Anticipation for Spring 2020: Course registration opens Nov. 4

By Paige Barnes, Staff Reporter

Every Columbia student knows the drill of waking up at 7 a.m. during registration week, frantically typing in course codes at the perfect time before all the slots are filled in their desired classes with the best professor.

Columbia’s Spring 2020 course catalog is now available online and registration officially opens Monday at 7 a.m.

Registration dates and times are based on credits a student has, and those with senior standing are the first to have their course selection opened Nov. 4—with junior, sophomore and first-year students following, said Brian Marth, associate provost for Academic Services.

“When your registration day comes is when about 500 other people have to register, too, so you’re all competing for the same thing,” said Becky Sass, assistant director for Academic Advising.

Sophomore filmmaking major Chris Jones said he knows all too well about oversleeping and not getting into a class he was hoping for.

Last semester, Jones wanted to take a screenwriting class, but by the time he woke up on his registration day, it was already filled. Instead, he took “Producing I” to fill the credit, even though it was not in his four year plan.

After taking the course, however, Jones connected with a script supervisor from NBC’s drama series “Chicago Med” and scored an internship.

“It did set me back a bit, but it did open up a new path,” he said.

Though the week of registration is a very busy time for the College Advising Center, the third floor of 623 S. Wabash Ave., students are strongly encouraged to visit their academic adviser to help plan out their schedule for future semesters, Sass said.

Sometimes students think they know what classes they should take next, Sass said, but are too focused on the now rather than the impact those classes have on the rest of their time at Columbia.

She encourages students to put a priority on their major because some majors have sequences that have classes that are only offered once a year, she said.
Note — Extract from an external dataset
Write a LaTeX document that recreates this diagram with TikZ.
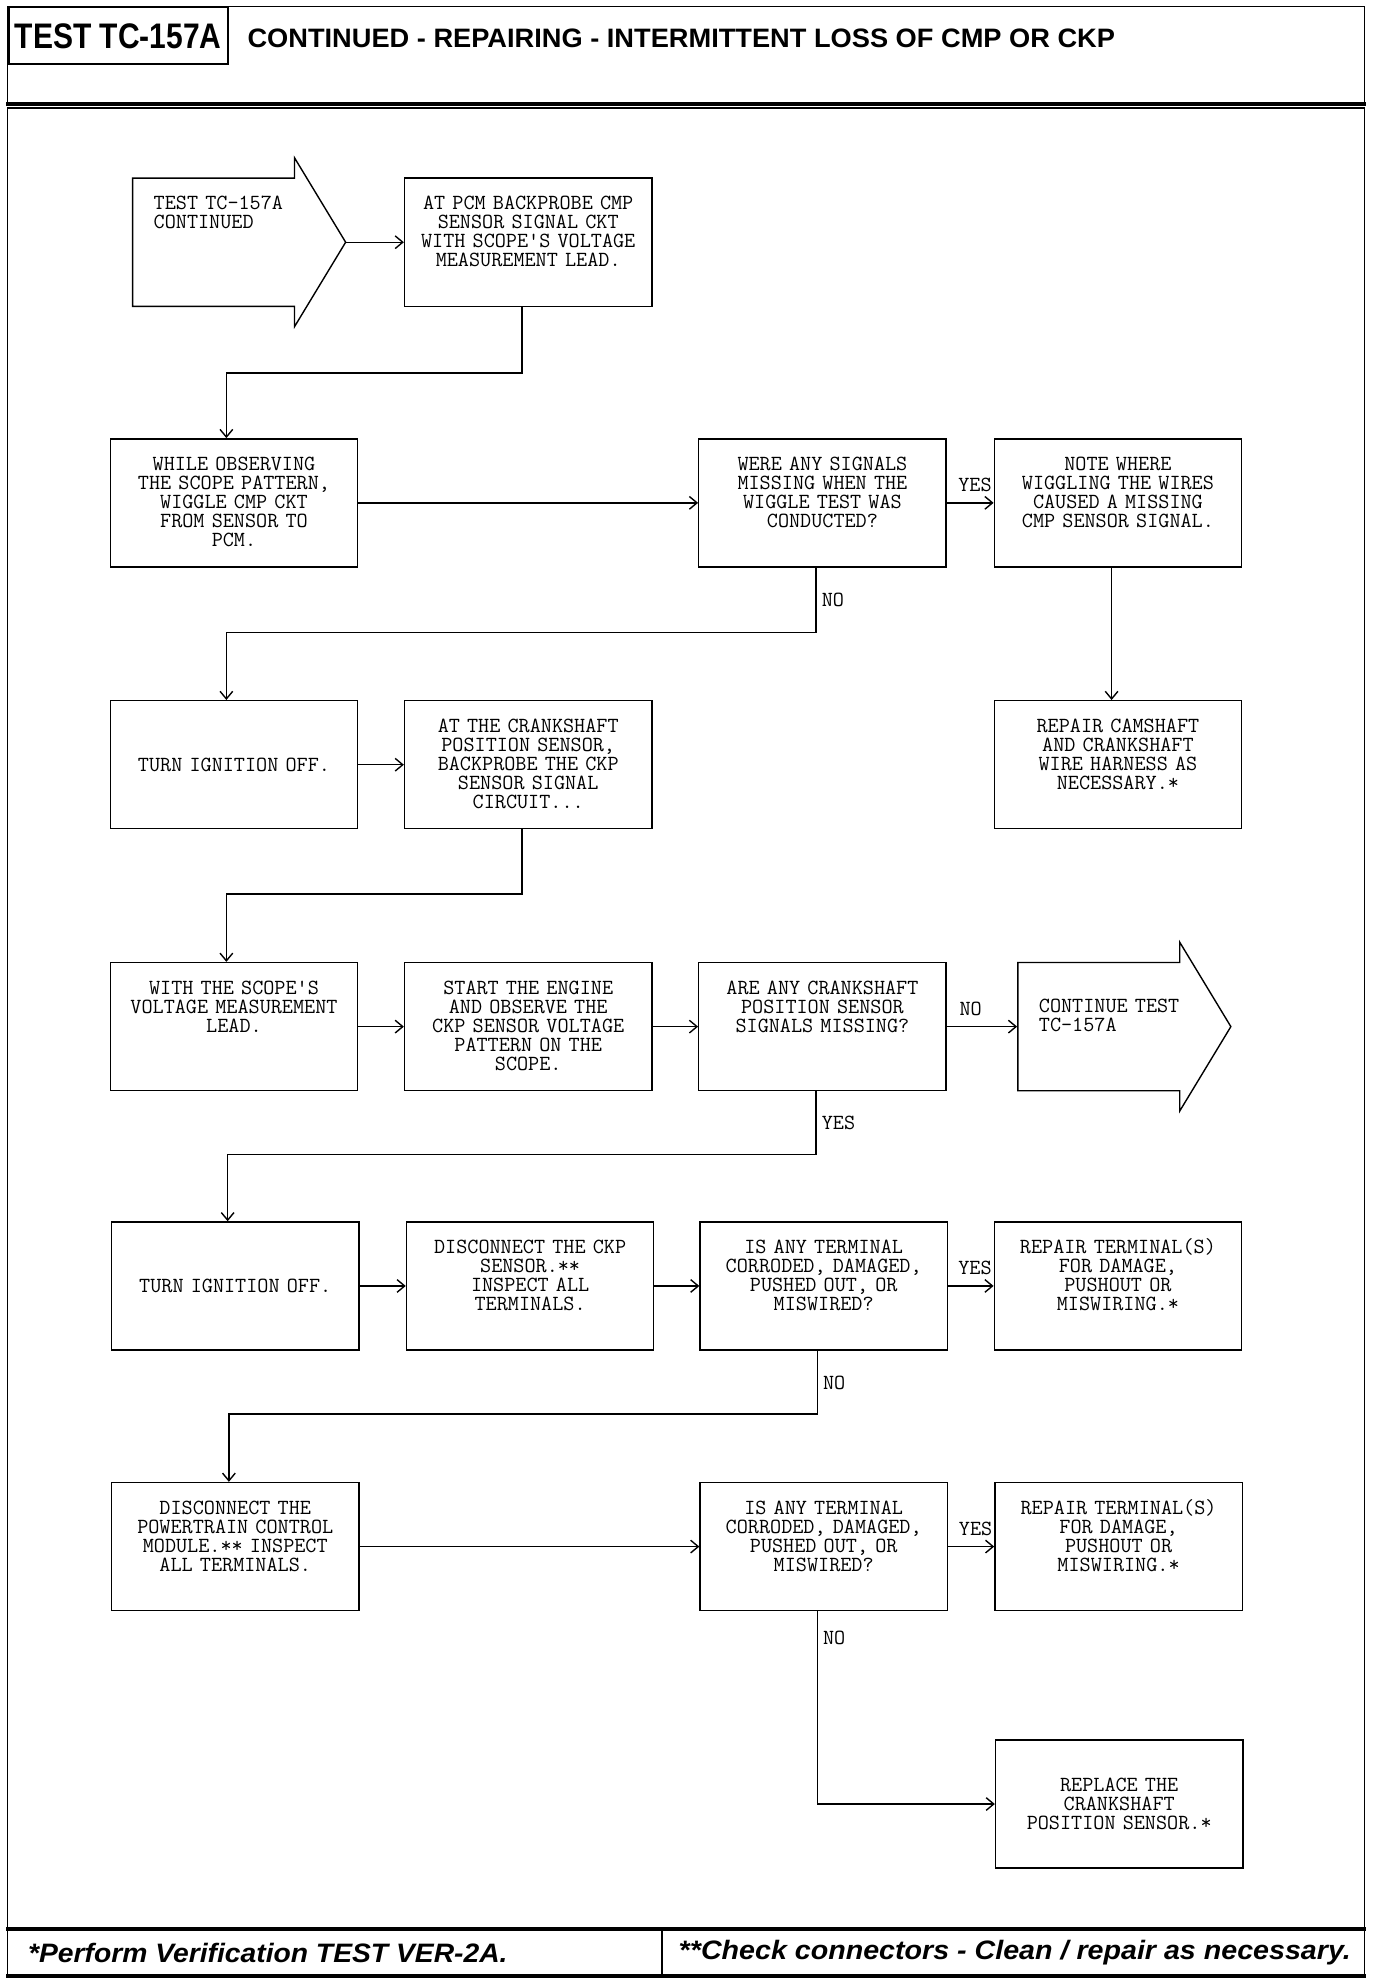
\documentclass[tikz,border=0pt]{standalone}
\usepackage{fontspec}
\setmainfont{Liberation Sans}
\usetikzlibrary{arrows.meta,shapes.arrows}

\tikzset{
  box/.style={draw, line width=1.1pt, inner sep=0pt, text width=195pt, align=center,
    text height=25pt, text depth=76pt, font=\ttfamily\fontsize{17}{15}\selectfont},
  boxmid/.style={draw, line width=1.1pt, inner sep=0pt, text width=195pt, align=center,
    minimum height=101pt, font=\ttfamily\fontsize{17}{15}\selectfont},
  bigarrow/.style={draw, line width=1.1pt, single arrow, single arrow head extend=16pt,
    single arrow head indent=0pt, single arrow tip angle=117.6, minimum height=168pt,
    inner xsep=0pt, inner ysep=50pt, anchor=tail},
  arrtext/.style={anchor=base west, text width=140pt, align=left, inner sep=0pt,
    font=\ttfamily\fontsize{17}{15}\selectfont},
  lbl/.style={inner sep=1pt, font=\ttfamily\fontsize{17}{15}\selectfont},
  arr/.style={line width=1.1pt, -{Straight Barb[length=6pt,width=10pt]}},
  foot/.style={anchor=west, inner sep=0pt, font=\bfseries\itshape\fontsize{21}{21}\selectfont}
}

\begin{document}
\begin{tikzpicture}[x=1pt,y=-1pt]
  \useasboundingbox (0,0) rectangle (1085,1566);

  % header and frame
  \draw[line width=1.2pt] (6,82) -- (6,5) -- (1076,5) -- (1076,82);
  \draw[line width=3pt] (5,82) -- (1077,82);
  \draw[line width=1.2pt] (6,85) rectangle (1076,1558);
  \draw[line width=3pt] (5,1521) -- (1077,1521);
  \draw[line width=3pt] (5,1558) -- (1077,1558);
  \draw[line width=1.2pt] (522,1521) -- (522,1558);
  \node[draw, line width=1.5pt, anchor=north west, minimum width=173pt, minimum height=45pt,
    inner sep=0pt, font=\bfseries\fontsize{28}{28}\selectfont] (testno) at (6,5)
    {\resizebox{163pt}{\height}{TEST TC-157A}};
  \node[anchor=west, inner sep=0pt, font=\bfseries\fontsize{21}{21}\selectfont] (title) at (195,30)
    {\resizebox{684pt}{\height}{CONTINUED - REPAIRING - INTERMITTENT LOSS OF CMP OR CKP}};

  \node[bigarrow] (start) at (104,191) {};
  \node[arrtext] (starttxt) at (121,165) {TEST TC-157A\\CONTINUED};
  \node[box] (A1) at (416.5,191) {AT PCM BACKPROBE CMP\\SENSOR SIGNAL CKT\\WITH SCOPE'S VOLTAGE\\MEASUREMENT LEAD.};

  \node[box] (B1) at (184.5,396.5) {WHILE OBSERVING\\THE SCOPE PATTERN,\\WIGGLE CMP CKT\\FROM SENSOR TO\\PCM.};
  \node[box] (B2) at (648.5,396.5) {WERE ANY SIGNALS\\MISSING WHEN THE\\WIGGLE TEST WAS\\CONDUCTED?};
  \node[box] (B3) at (881.5,396.5) {NOTE WHERE\\WIGGLING THE WIRES\\CAUSED A MISSING\\CMP SENSOR SIGNAL.};

  \node[boxmid] (C1) at (184.5,603) {TURN IGNITION OFF.};
  \node[box] (C2) at (416.5,603) {AT THE CRANKSHAFT\\POSITION SENSOR,\\BACKPROBE THE CKP\\SENSOR SIGNAL\\CIRCUIT...};
  \node[box] (C3) at (881.5,603) {REPAIR CAMSHAFT\\AND CRANKSHAFT\\WIRE HARNESS AS\\NECESSARY.*};

  \node[box] (D1) at (184.5,809.5) {WITH THE SCOPE'S\\VOLTAGE MEASUREMENT\\LEAD.};
  \node[box] (D2) at (416.5,809.5) {START THE ENGINE\\AND OBSERVE THE\\CKP SENSOR VOLTAGE\\PATTERN ON THE\\SCOPE.};
  \node[box] (D3) at (648.5,809.5) {ARE ANY CRANKSHAFT\\POSITION SENSOR\\SIGNALS MISSING?};
  \node[bigarrow] (D4) at (802,809.5) {};
  \node[arrtext] (D4txt) at (819,798) {CONTINUE TEST\\TC-157A};

  \node[boxmid] (E1) at (185.5,1014) {TURN IGNITION OFF.};
  \node[box] (E2) at (418,1014) {DISCONNECT THE CKP\\SENSOR.**\\INSPECT ALL\\TERMINALS.};
  \node[box] (E3) at (649.5,1014) {IS ANY TERMINAL\\CORRODED, DAMAGED,\\PUSHED OUT, OR\\MISWIRED?};
  \node[box] (E4) at (881.5,1014) {REPAIR TERMINAL(S)\\FOR DAMAGE,\\PUSHOUT OR\\MISWIRING.*};

  \node[box] (F1) at (185.5,1219.5) {DISCONNECT THE\\POWERTRAIN CONTROL\\MODULE.** INSPECT\\ALL TERMINALS.};
  \node[box] (F3) at (649.5,1219.5) {IS ANY TERMINAL\\CORRODED, DAMAGED,\\PUSHED OUT, OR\\MISWIRED?};
  \node[box] (F4) at (882,1219.5) {REPAIR TERMINAL(S)\\FOR DAMAGE,\\PUSHOUT OR\\MISWIRING.*};

  \node[boxmid] (G4) at (882.5,1422.5) {REPLACE THE\\CRANKSHAFT\\POSITION SENSOR.*};

  % connectors
  \draw[arr] (start.tip) -- (start.tip -| A1.west);
  \draw[arr] ([xshift=-5pt]A1.south) -- ++(0,52) -| ([xshift=-6pt]B1.north);
  \draw[arr] (B1) -- (B2);
  \draw[arr] (B2) -- (B3) node[lbl, pos=1, above left, yshift=7pt] {YES};
  \draw[arr] ([xshift=-5pt]B2.south) -- node[lbl, right, xshift=3pt] {NO} ++(0,51) -| ([xshift=-6pt]C1.north);
  \draw[arr] ([xshift=-5pt]B3.south) -- ([xshift=-5pt]C3.north);
  \draw[arr] (C1) -- (C2);
  \draw[arr] ([xshift=-5pt]C2.south) -- ++(0,51) -| ([xshift=-6pt]D1.north);
  \draw[arr] (D1) -- (D2);
  \draw[arr] (D2) -- (D3);
  \draw[arr] (D3) -- node[lbl, pos=0.34, above, yshift=7pt] {NO} (D4.tail);
  \draw[arr] ([xshift=-5pt]D3.south) -- node[lbl, right, xshift=3pt] {YES} ++(0,50) -| ([xshift=-6pt]E1.north);
  \draw[arr] (E1) -- (E2);
  \draw[arr] (E2) -- (E3);
  \draw[arr] (E3) -- (E4) node[lbl, pos=1, above left, yshift=7pt] {YES};
  \draw[arr] ([xshift=-5pt]E3.south) -- node[lbl, right, xshift=3pt] {NO} ++(0,50) -| ([xshift=-5pt]F1.north);
  \draw[arr] (F1) -- (F3);
  \draw[arr] (F3) -- (F4) node[lbl, pos=1, above left, yshift=7pt] {YES};
  \draw[arr] ([xshift=-5pt]F3.south) |- node[lbl, right, pos=0.07, xshift=3pt] {NO} (G4.west);

  % footer
  \node[foot] (footl) at (22,1540) {\resizebox{378pt}{\height}{*Perform Verification TEST VER-2A.}};
  \node[foot] (footr) at (535,1540) {\resizebox{530pt}{\height}{**Check connectors - Clean / repair as necessary.}};
\end{tikzpicture}
\end{document}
Walk-in appointments are available for students during the week of registration if students are not able to set a formal appointment with their academic adviser ahead of time. Information about academic advisers can be found by signing into a MyColumbia account, navigating to “My Profile” and clicking on “Academic Program Information.”

In addition to academic advisers in the College Advising Office, students also have faculty advisers in the departments where their major is housed.

Craig Sigele, academic manager for the Communication Department, said the difference between one’s academic adviser and their faculty adviser or mentor is that academic advisers work through the College Advising Office and help with a student’s entire schedule while a faculty adviser works specifically with a student’s major or minor and career goals.

For students whose classes are already filled, Marth said if the class is absolutely necessary for the student to take, they can contact their academic or faculty adviser to learn their options.

Sometimes the major or department can add seats to the section, add another section or find an alternative option like a substitute course, he said.

Sigele said the departments use the previous semester’s history of enrollment to know what courses need to be offered for the next semester.

Noorani Pirani, a 2018 music business management alumnus, said he was able to graduate in 3 1/2 because he had credits from another school and strategically planned out his schedule.

After having struggles of his own with registration, Pirani suggests students research the course codes for their classes; create a plan A, B and C in case a course is full; and wake up 15 minutes before the assigned registration time.

Sass said it is okay to be “abstract” choosing classes because there are many that do not require prerequisites and could lead them into an area in which they had not considered.

“This is the time. If you’ve ever wanted to take a drawing class, take the drawing class,” she said. “It all contributes to that overall 120 [credits] that you need to graduate.”